§ What you should do
In the material below, please retype the lines from the very first through the one with "lbl.set_linespacing(1.45)", exactly and without pictures.

§ Dataset records
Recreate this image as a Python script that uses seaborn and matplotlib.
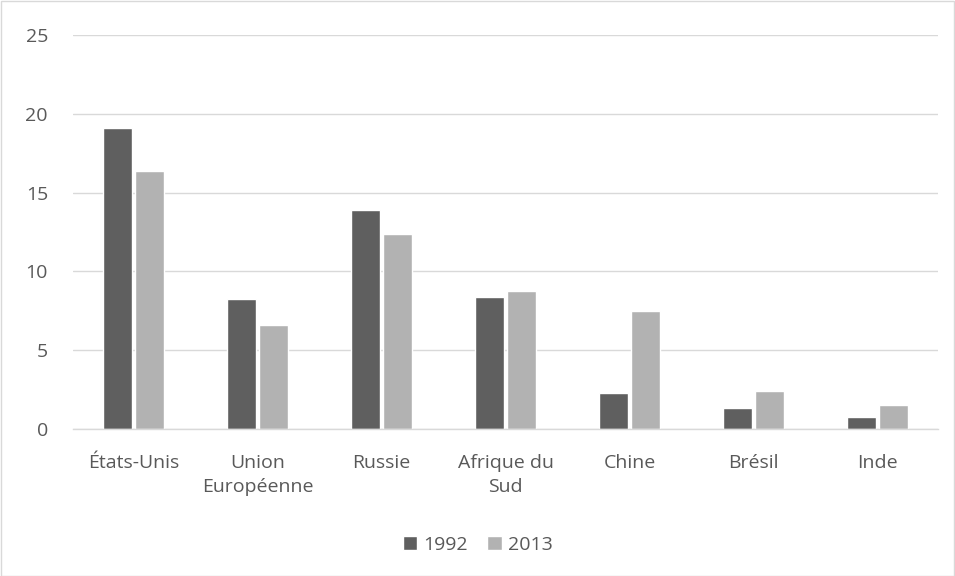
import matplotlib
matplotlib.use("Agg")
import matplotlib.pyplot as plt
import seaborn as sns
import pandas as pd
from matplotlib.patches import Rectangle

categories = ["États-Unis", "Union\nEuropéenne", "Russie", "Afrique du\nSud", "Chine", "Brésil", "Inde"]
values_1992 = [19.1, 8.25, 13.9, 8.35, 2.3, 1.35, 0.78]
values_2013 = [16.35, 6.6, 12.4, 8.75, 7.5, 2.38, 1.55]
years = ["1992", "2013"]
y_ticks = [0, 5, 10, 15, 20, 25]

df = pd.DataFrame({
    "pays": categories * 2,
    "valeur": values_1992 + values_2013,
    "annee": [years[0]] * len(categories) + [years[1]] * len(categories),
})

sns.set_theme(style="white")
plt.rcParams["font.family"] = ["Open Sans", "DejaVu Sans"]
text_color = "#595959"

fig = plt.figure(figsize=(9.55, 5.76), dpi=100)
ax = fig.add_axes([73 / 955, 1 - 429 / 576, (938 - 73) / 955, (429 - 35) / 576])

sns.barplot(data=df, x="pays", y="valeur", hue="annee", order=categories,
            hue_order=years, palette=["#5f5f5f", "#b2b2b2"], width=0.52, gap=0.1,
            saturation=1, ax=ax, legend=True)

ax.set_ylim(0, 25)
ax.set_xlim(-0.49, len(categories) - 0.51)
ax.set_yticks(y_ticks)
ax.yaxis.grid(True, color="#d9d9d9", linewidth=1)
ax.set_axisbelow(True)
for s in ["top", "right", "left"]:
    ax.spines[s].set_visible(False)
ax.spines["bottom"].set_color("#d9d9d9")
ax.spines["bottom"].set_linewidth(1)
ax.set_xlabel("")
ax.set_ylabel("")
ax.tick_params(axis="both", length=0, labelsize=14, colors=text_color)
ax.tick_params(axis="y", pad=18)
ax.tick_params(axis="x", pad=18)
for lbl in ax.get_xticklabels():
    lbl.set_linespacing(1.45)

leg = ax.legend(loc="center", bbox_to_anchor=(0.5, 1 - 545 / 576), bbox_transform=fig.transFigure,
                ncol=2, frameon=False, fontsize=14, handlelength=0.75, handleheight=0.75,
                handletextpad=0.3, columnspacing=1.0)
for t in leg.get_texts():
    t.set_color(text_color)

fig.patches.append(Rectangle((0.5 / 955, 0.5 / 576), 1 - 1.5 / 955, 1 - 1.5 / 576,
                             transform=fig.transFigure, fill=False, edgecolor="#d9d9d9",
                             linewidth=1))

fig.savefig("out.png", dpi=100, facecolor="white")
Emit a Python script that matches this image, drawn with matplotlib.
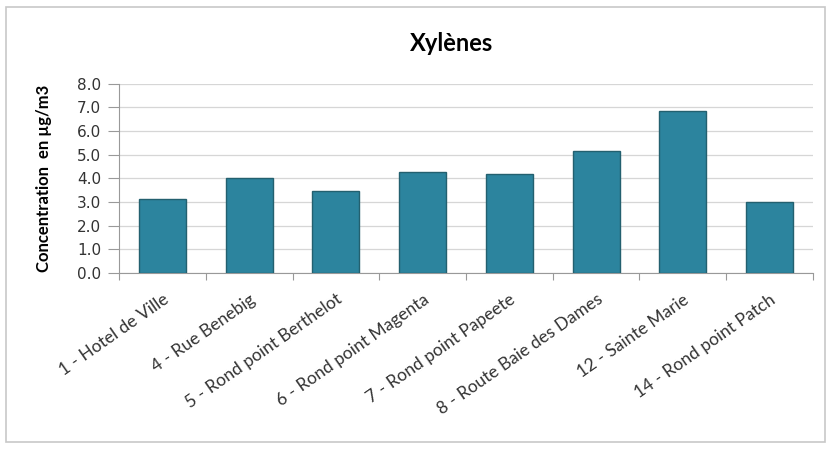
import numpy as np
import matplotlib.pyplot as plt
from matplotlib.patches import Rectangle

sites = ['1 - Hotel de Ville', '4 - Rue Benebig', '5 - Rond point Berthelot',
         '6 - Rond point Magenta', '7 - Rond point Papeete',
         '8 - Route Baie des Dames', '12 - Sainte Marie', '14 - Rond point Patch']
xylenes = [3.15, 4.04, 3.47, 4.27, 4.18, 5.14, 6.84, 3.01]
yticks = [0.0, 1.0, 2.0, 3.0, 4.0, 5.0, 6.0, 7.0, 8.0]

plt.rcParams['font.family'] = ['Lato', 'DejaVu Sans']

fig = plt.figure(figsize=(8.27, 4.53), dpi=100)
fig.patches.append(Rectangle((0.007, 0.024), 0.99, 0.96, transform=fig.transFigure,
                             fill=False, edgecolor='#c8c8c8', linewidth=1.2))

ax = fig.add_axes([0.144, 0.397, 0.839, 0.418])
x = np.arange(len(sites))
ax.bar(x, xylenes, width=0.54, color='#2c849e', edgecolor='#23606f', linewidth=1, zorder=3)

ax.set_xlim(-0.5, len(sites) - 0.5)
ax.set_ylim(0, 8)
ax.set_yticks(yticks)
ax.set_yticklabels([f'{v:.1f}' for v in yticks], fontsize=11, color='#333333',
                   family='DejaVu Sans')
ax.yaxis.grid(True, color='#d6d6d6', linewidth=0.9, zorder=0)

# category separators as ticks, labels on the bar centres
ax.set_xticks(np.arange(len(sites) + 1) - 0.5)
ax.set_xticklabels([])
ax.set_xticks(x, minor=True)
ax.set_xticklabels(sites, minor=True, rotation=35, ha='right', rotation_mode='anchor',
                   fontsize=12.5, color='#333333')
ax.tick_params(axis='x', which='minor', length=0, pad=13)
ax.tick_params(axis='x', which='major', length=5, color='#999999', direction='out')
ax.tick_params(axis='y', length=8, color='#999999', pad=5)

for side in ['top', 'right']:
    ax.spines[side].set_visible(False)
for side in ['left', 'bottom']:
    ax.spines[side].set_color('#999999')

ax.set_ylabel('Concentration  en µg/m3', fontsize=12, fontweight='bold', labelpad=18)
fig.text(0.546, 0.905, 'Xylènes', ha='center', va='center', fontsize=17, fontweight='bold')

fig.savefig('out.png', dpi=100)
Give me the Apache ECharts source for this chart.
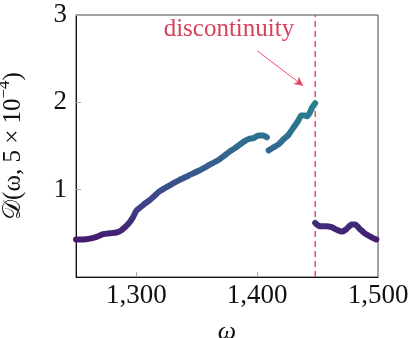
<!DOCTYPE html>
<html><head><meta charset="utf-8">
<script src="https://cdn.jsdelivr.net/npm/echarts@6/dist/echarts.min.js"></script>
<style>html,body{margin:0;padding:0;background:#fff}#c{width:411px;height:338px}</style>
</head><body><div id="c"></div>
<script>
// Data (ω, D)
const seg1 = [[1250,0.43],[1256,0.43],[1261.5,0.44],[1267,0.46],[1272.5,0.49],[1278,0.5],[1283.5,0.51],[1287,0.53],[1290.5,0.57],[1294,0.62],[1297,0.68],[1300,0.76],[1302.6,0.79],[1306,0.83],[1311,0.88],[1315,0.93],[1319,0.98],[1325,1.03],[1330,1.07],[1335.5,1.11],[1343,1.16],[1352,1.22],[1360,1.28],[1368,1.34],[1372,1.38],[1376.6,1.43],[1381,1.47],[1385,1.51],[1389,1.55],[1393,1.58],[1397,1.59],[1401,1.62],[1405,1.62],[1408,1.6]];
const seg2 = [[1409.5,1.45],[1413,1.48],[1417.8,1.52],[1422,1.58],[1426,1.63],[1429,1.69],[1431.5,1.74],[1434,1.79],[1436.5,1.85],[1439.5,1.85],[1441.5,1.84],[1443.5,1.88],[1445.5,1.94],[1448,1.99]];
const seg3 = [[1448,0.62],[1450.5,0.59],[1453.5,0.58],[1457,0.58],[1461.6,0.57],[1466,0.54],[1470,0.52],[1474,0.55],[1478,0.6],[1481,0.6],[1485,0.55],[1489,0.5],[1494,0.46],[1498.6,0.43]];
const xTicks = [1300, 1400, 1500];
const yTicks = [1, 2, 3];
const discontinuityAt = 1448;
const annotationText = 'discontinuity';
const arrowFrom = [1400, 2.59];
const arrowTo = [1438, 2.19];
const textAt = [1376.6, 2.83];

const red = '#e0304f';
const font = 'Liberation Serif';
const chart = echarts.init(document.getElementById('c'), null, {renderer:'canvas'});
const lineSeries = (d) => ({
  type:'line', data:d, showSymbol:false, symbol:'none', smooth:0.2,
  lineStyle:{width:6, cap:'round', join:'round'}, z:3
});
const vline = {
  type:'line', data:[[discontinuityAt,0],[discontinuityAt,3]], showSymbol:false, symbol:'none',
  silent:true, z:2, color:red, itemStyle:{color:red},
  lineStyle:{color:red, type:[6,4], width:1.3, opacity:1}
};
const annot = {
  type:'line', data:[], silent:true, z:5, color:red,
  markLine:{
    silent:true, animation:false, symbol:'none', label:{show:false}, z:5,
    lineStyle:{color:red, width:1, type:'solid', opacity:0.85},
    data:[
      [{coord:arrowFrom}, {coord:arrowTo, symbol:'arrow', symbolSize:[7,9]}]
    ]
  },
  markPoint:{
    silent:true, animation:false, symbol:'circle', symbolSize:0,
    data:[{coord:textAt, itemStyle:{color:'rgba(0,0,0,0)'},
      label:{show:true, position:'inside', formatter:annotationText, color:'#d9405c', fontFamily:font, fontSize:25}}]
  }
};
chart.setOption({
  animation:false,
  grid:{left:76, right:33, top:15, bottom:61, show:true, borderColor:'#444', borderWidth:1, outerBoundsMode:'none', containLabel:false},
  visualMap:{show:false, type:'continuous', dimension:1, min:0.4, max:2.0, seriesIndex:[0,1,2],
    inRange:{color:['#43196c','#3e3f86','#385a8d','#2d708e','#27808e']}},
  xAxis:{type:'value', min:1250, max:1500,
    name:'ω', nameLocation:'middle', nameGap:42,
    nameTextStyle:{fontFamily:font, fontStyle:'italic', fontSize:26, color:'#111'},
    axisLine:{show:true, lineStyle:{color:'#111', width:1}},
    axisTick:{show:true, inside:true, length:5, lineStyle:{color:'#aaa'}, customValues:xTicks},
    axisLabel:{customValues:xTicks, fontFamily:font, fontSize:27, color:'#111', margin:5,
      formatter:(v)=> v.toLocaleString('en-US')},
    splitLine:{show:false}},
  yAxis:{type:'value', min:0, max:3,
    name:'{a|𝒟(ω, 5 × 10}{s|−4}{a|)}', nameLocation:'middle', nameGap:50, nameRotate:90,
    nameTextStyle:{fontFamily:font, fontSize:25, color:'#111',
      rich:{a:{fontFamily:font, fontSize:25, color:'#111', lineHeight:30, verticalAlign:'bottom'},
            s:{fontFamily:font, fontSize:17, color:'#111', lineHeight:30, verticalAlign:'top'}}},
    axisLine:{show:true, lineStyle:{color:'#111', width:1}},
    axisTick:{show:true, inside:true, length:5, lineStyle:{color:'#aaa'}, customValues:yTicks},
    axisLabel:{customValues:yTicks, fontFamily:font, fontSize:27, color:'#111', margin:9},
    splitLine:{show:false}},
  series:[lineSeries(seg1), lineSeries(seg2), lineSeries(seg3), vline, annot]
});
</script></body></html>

§ Solution
Recreate this image as a Python script that uses seaborn and matplotlib.
import matplotlib
matplotlib.use("Agg")
import matplotlib.pyplot as plt
import seaborn as sns
import pandas as pd
from matplotlib.patches import Rectangle

categories = ["États-Unis", "Union\nEuropéenne", "Russie", "Afrique du\nSud", "Chine", "Brésil", "Inde"]
values_1992 = [19.1, 8.25, 13.9, 8.35, 2.3, 1.35, 0.78]
values_2013 = [16.35, 6.6, 12.4, 8.75, 7.5, 2.38, 1.55]
years = ["1992", "2013"]
y_ticks = [0, 5, 10, 15, 20, 25]

df = pd.DataFrame({
    "pays": categories * 2,
    "valeur": values_1992 + values_2013,
    "annee": [years[0]] * len(categories) + [years[1]] * len(categories),
})

sns.set_theme(style="white")
plt.rcParams["font.family"] = ["Open Sans", "DejaVu Sans"]
text_color = "#595959"

fig = plt.figure(figsize=(9.55, 5.76), dpi=100)
ax = fig.add_axes([73 / 955, 1 - 429 / 576, (938 - 73) / 955, (429 - 35) / 576])

sns.barplot(data=df, x="pays", y="valeur", hue="annee", order=categories,
            hue_order=years, palette=["#5f5f5f", "#b2b2b2"], width=0.52, gap=0.1,
            saturation=1, ax=ax, legend=True)

ax.set_ylim(0, 25)
ax.set_xlim(-0.49, len(categories) - 0.51)
ax.set_yticks(y_ticks)
ax.yaxis.grid(True, color="#d9d9d9", linewidth=1)
ax.set_axisbelow(True)
for s in ["top", "right", "left"]:
    ax.spines[s].set_visible(False)
ax.spines["bottom"].set_color("#d9d9d9")
ax.spines["bottom"].set_linewidth(1)
ax.set_xlabel("")
ax.set_ylabel("")
ax.tick_params(axis="both", length=0, labelsize=14, colors=text_color)
ax.tick_params(axis="y", pad=18)
ax.tick_params(axis="x", pad=18)
for lbl in ax.get_xticklabels():
    lbl.set_linespacing(1.45)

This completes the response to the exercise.